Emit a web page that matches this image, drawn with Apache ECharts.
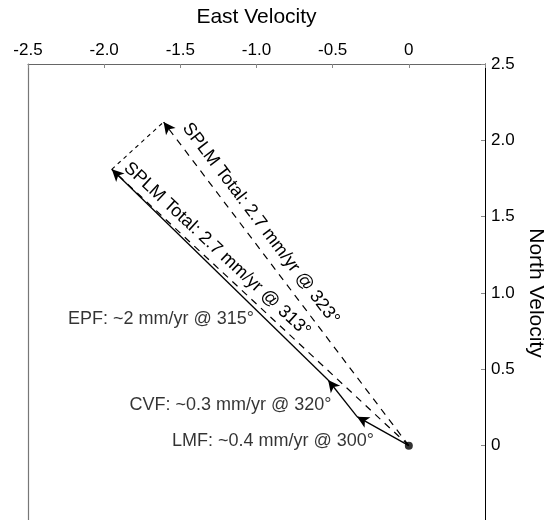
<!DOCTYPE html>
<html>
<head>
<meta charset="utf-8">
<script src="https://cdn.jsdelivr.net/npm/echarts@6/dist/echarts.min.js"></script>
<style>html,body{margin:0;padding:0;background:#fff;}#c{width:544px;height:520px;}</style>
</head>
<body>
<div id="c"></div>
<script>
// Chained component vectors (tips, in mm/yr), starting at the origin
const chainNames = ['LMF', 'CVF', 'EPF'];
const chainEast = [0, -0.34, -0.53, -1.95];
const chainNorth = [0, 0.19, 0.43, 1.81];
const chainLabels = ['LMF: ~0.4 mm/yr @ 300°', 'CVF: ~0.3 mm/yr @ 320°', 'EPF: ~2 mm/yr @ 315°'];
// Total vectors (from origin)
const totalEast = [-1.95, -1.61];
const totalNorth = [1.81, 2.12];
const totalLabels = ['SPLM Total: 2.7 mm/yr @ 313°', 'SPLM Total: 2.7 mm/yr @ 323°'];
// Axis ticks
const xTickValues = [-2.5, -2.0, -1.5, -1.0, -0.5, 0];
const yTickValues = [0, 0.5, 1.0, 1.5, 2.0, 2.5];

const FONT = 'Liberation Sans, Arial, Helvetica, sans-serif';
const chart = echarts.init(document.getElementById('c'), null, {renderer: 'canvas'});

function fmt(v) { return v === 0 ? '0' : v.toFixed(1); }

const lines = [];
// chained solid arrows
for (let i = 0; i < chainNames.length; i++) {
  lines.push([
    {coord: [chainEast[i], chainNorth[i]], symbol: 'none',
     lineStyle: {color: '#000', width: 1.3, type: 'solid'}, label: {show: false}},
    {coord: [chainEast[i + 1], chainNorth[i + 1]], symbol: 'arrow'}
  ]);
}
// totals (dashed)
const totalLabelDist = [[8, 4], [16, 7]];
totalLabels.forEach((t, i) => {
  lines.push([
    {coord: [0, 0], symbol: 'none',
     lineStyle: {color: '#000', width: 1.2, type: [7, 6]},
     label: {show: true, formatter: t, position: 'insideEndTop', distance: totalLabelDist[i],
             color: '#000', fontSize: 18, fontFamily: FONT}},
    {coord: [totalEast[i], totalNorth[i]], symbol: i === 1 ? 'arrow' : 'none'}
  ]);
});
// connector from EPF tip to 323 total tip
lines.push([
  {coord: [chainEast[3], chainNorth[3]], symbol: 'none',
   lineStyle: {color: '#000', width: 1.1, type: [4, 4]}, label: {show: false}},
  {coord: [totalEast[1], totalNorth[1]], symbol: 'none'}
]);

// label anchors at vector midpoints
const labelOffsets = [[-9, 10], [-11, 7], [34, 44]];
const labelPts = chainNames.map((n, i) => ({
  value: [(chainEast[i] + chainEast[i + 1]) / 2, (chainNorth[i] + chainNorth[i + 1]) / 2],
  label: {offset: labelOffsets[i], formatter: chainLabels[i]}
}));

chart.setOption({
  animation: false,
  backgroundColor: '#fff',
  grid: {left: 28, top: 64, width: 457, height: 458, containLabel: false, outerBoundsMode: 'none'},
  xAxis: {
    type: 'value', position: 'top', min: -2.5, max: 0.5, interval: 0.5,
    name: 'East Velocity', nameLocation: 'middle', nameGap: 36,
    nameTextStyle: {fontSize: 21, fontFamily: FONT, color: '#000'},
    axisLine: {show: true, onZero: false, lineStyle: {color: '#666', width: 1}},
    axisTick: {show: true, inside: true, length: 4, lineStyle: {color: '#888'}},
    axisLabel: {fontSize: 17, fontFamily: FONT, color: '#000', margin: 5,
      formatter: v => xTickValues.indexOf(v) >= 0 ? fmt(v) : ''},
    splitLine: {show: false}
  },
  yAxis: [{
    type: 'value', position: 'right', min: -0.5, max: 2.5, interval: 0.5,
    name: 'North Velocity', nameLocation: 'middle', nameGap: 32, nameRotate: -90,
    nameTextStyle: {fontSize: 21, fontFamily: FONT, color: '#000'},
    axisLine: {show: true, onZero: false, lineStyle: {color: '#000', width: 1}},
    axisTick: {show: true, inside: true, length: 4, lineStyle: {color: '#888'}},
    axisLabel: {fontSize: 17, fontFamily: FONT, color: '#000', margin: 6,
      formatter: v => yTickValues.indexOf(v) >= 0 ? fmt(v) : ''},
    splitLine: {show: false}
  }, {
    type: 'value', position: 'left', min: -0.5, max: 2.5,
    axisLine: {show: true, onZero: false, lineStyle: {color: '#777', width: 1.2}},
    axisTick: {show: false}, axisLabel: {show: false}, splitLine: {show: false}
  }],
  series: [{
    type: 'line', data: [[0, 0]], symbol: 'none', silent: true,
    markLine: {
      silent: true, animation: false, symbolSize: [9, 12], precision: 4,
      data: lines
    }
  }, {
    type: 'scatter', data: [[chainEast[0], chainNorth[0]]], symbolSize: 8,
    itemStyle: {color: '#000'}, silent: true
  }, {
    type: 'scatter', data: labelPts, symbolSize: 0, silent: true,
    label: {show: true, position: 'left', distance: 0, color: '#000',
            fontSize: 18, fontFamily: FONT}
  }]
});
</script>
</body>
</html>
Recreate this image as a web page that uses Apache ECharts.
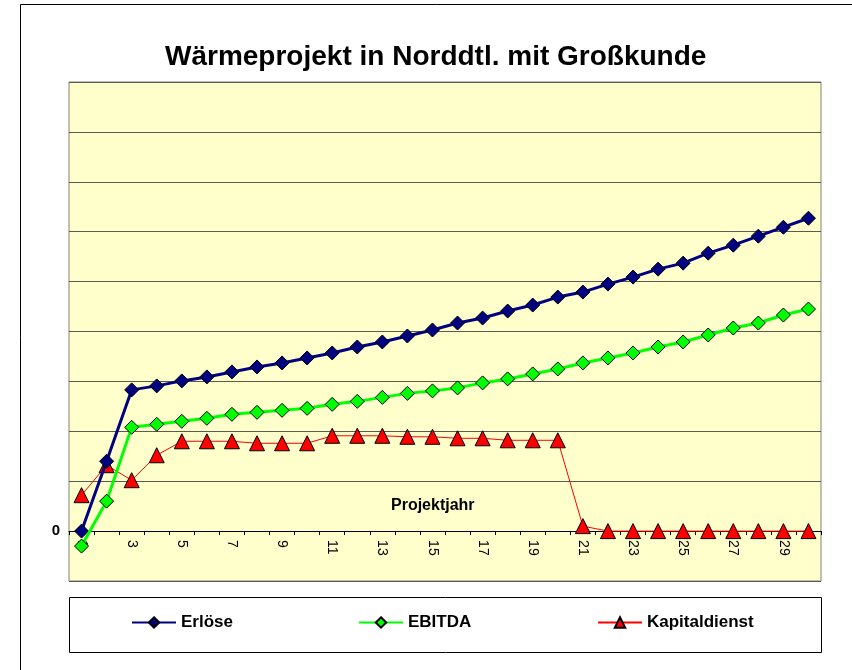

> EXERCISE DESCRIPTION
Repeat each entry exactly. Pictures do not belong in the copy.

> OUTPUT OF THE EXERCISE
Emit a web page that matches this image, drawn with Apache ECharts.
<!DOCTYPE html>
<html>
<head>
<meta charset="utf-8">
<script src="https://cdn.jsdelivr.net/npm/echarts@6/dist/echarts.min.js"></script>
<style>html,body{margin:0;padding:0;background:#fff;}#c{width:544px;height:520px;}</style>
</head>
<body>
<div id="c"></div>
<script>
// Chained component vectors (tips, in mm/yr), starting at the origin
const chainNames = ['LMF', 'CVF', 'EPF'];
const chainEast = [0, -0.34, -0.53, -1.95];
const chainNorth = [0, 0.19, 0.43, 1.81];
const chainLabels = ['LMF: ~0.4 mm/yr @ 300°', 'CVF: ~0.3 mm/yr @ 320°', 'EPF: ~2 mm/yr @ 315°'];
// Total vectors (from origin)
const totalEast = [-1.95, -1.61];
const totalNorth = [1.81, 2.12];
const totalLabels = ['SPLM Total: 2.7 mm/yr @ 313°', 'SPLM Total: 2.7 mm/yr @ 323°'];
// Axis ticks
const xTickValues = [-2.5, -2.0, -1.5, -1.0, -0.5, 0];
const yTickValues = [0, 0.5, 1.0, 1.5, 2.0, 2.5];

const FONT = 'Liberation Sans, Arial, Helvetica, sans-serif';
const chart = echarts.init(document.getElementById('c'), null, {renderer: 'canvas'});

function fmt(v) { return v === 0 ? '0' : v.toFixed(1); }

const lines = [];
// chained solid arrows
for (let i = 0; i < chainNames.length; i++) {
  lines.push([
    {coord: [chainEast[i], chainNorth[i]], symbol: 'none',
     lineStyle: {color: '#000', width: 1.3, type: 'solid'}, label: {show: false}},
    {coord: [chainEast[i + 1], chainNorth[i + 1]], symbol: 'arrow'}
  ]);
}
// totals (dashed)
const totalLabelDist = [[8, 4], [16, 7]];
totalLabels.forEach((t, i) => {
  lines.push([
    {coord: [0, 0], symbol: 'none',
     lineStyle: {color: '#000', width: 1.2, type: [7, 6]},
     label: {show: true, formatter: t, position: 'insideEndTop', distance: totalLabelDist[i],
             color: '#000', fontSize: 18, fontFamily: FONT}},
    {coord: [totalEast[i], totalNorth[i]], symbol: i === 1 ? 'arrow' : 'none'}
  ]);
});
// connector from EPF tip to 323 total tip
lines.push([
  {coord: [chainEast[3], chainNorth[3]], symbol: 'none',
   lineStyle: {color: '#000', width: 1.1, type: [4, 4]}, label: {show: false}},
  {coord: [totalEast[1], totalNorth[1]], symbol: 'none'}
]);

// label anchors at vector midpoints
const labelOffsets = [[-9, 10], [-11, 7], [34, 44]];
const labelPts = chainNames.map((n, i) => ({
  value: [(chainEast[i] + chainEast[i + 1]) / 2, (chainNorth[i] + chainNorth[i + 1]) / 2],
  label: {offset: labelOffsets[i], formatter: chainLabels[i]}
}));

chart.setOption({
  animation: false,
  backgroundColor: '#fff',
  grid: {left: 28, top: 64, width: 457, height: 458, containLabel: false, outerBoundsMode: 'none'},
  xAxis: {
    type: 'value', position: 'top', min: -2.5, max: 0.5, interval: 0.5,
    name: 'East Velocity', nameLocation: 'middle', nameGap: 36,
    nameTextStyle: {fontSize: 21, fontFamily: FONT, color: '#000'},
    axisLine: {show: true, onZero: false, lineStyle: {color: '#666', width: 1}},
    axisTick: {show: true, inside: true, length: 4, lineStyle: {color: '#888'}},
    axisLabel: {fontSize: 17, fontFamily: FONT, color: '#000', margin: 5,
      formatter: v => xTickValues.indexOf(v) >= 0 ? fmt(v) : ''},
    splitLine: {show: false}
  },
  yAxis: [{
    type: 'value', position: 'right', min: -0.5, max: 2.5, interval: 0.5,
    name: 'North Velocity', nameLocation: 'middle', nameGap: 32, nameRotate: -90,
    nameTextStyle: {fontSize: 21, fontFamily: FONT, color: '#000'},
    axisLine: {show: true, onZero: false, lineStyle: {color: '#000', width: 1}},
    axisTick: {show: true, inside: true, length: 4, lineStyle: {color: '#888'}},
    axisLabel: {fontSize: 17, fontFamily: FONT, color: '#000', margin: 6,
      formatter: v => yTickValues.indexOf(v) >= 0 ? fmt(v) : ''},
    splitLine: {show: false}
  }, {
    type: 'value', position: 'left', min: -0.5, max: 2.5,
    axisLine: {show: true, onZero: false, lineStyle: {color: '#777', width: 1.2}},
    axisTick: {show: false}, axisLabel: {show: false}, splitLine: {show: false}
  }],
  series: [{
    type: 'line', data: [[0, 0]], symbol: 'none', silent: true,
    markLine: {
      silent: true, animation: false, symbolSize: [9, 12], precision: 4,
      data: lines
    }
  }, {
    type: 'scatter', data: [[chainEast[0], chainNorth[0]]], symbolSize: 8,
    itemStyle: {color: '#000'}, silent: true
  }, {
    type: 'scatter', data: labelPts, symbolSize: 0, silent: true,
    label: {show: true, position: 'left', distance: 0, color: '#000',
            fontSize: 18, fontFamily: FONT}
  }]
});
</script>
</body>
</html>
Recreate this image as a web page that uses Apache ECharts.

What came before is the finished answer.